13 July 2022

Playing LP vinyl record after decades of digital listening

In the beginning it was the console radio and turntable with the 3 dozen or more albums my parents had collected since marrying in the 1960s: choral, church, Broadway musicals, classical ensembles, and probably a few Christmas song compilations. Then as a teenager in the 1970s somehow I got my own stereo equipment and headphones for listening times when others were sleeping or did want to be disturbed by my pop music and Monty Python recordings on vinyl. By high school graduation and during college in the 1980s, the vast collections held at libraries and my own thrill at copying tracks from vinyl to cassette tape was a great source of pleasure, often playing the same songs over and over to form the soundtrack of my younger years. Sometime in the early 1980s the high-fidelity magazines and enthusiasts were discovering the magic of compact disks and digital recording for convenient size, high technical fidelity, and novelty. 

At first the listeners accustomed to vinyl and the analog capture of all ambient space and time with the instruments and mic'd voiced found fault with the surgical precision and "dry" clarity of the all-digital process DDD or ADD (Analog recording, Digital mastering, Digital playback). But as record stores slowly converted from bins of vinyl to drawers of jewel cases with CD sets, more and more turntables fell into disuse or were given away or put in storage. So the listener corner at the city library downtown in Grand Rapids in the spring of 2022 was a nice surprise; like seeing an old friend. The available disks to hear on site, or to take home (together with portable record player) number maybe 100, mostly pop music. But putting Side 1 or Side 2 onto the platter triggers muscle memories of countless times before when dropping the needle onto the surface, or gently raising it to move to a new groove on the album.

source, https://flickr.com/photos/anthroview/52177065248/


How did it sound to hear Elton John's well-known and his not often heard songs from Honky Chateau, or the ABC album from the Jackson 5 after perhaps 30 years bereft of trusty home turntable? Leaving aside the limitations of studios and tape-based mastering tracks in bygone years, the aural sensation of vinyl was like black velvet with jewels lit by gallery spotlighting: pure beauty in a sea of space. Whether it is modern mic technique, present-day gear and software intervention, or the essential nature of 1's and 0's to represent continuous waves of sound, it is hard to say, but so often the CD or streamed digital recordings put the clarity and stereophonic complexity into an up-front, total sound wall for the listener. Each mic and sound source is present, but overall the combined effect is that everything is pressed against a wall, like butterflies pinned to collecting cases. By contrast the vinyl experience (or is this just wishful imagining, trying too hard to feel for precious old-time differences) also faithfully captures each mic and source, but these occupy a bigger room-space or volume of air; not flattened into crystal clarity.

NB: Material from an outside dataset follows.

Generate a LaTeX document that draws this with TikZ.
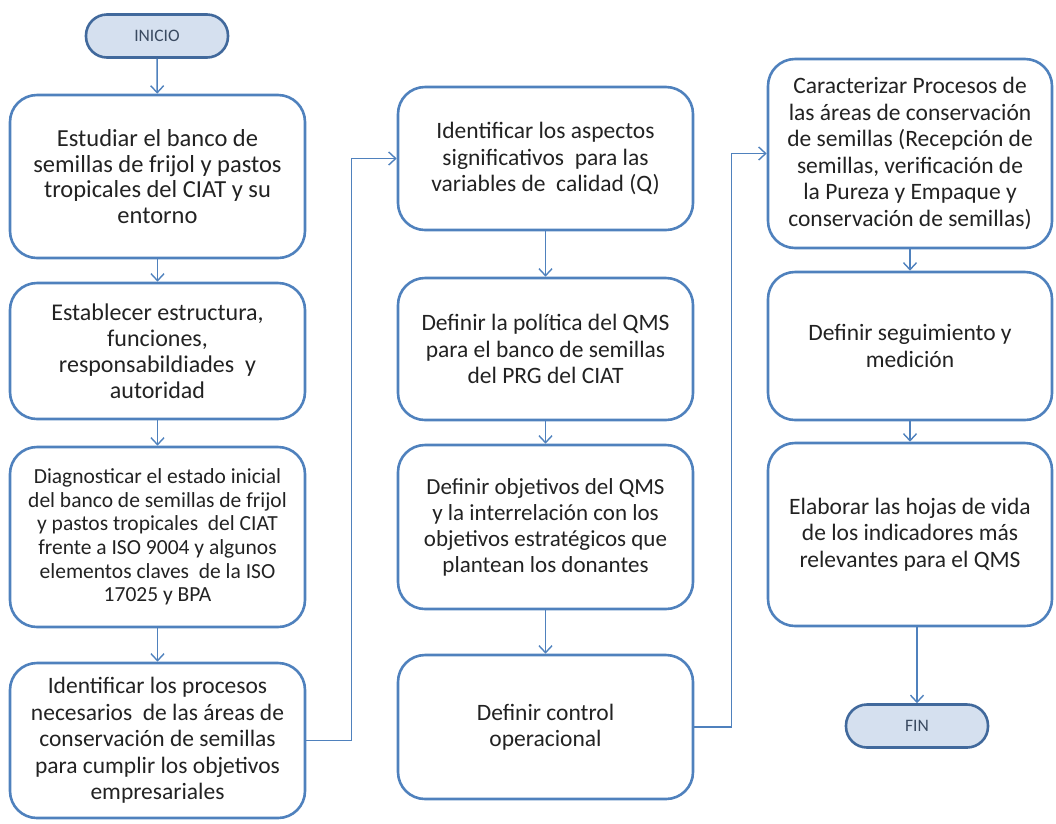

As well of vinyl, the physicality is part of the music interaction: of handling the album, admiring the art or liner notes, removing the disk and its anti-static sleeve, perhaps lovingly brushing any dust off the surface, then playing the album from start to finish (or jumping around the tracks by manually lifting and again lowering the needle). Around 2013 or 2014 people in their 20's took an interest in some of the older gear of their parents: film cameras, analog wrist watches, VHS recordings, and also collections of vinyl. Some indie musicians responded by setting themselves apart and issuing limited editions of vinyl versions of their online tracks and the CDs they sold at concerts. As a consequence, the few surviving pressing plants soon were overwhelmed by orders; new businesses arose to take some of the work. Searching out the old machinery and pensioners who still remembered how to run and repair and coax the very best results from the equipment was part of the complication. But now in 2022 there is a small but steady market for vinyl buyers of music. It is hard to know if this period from the 1920s to the 2020s for vinyl recording will persist so that future listeners can know the experience. For the moment, though, spinning a disk is a pleasant trip down memory lane.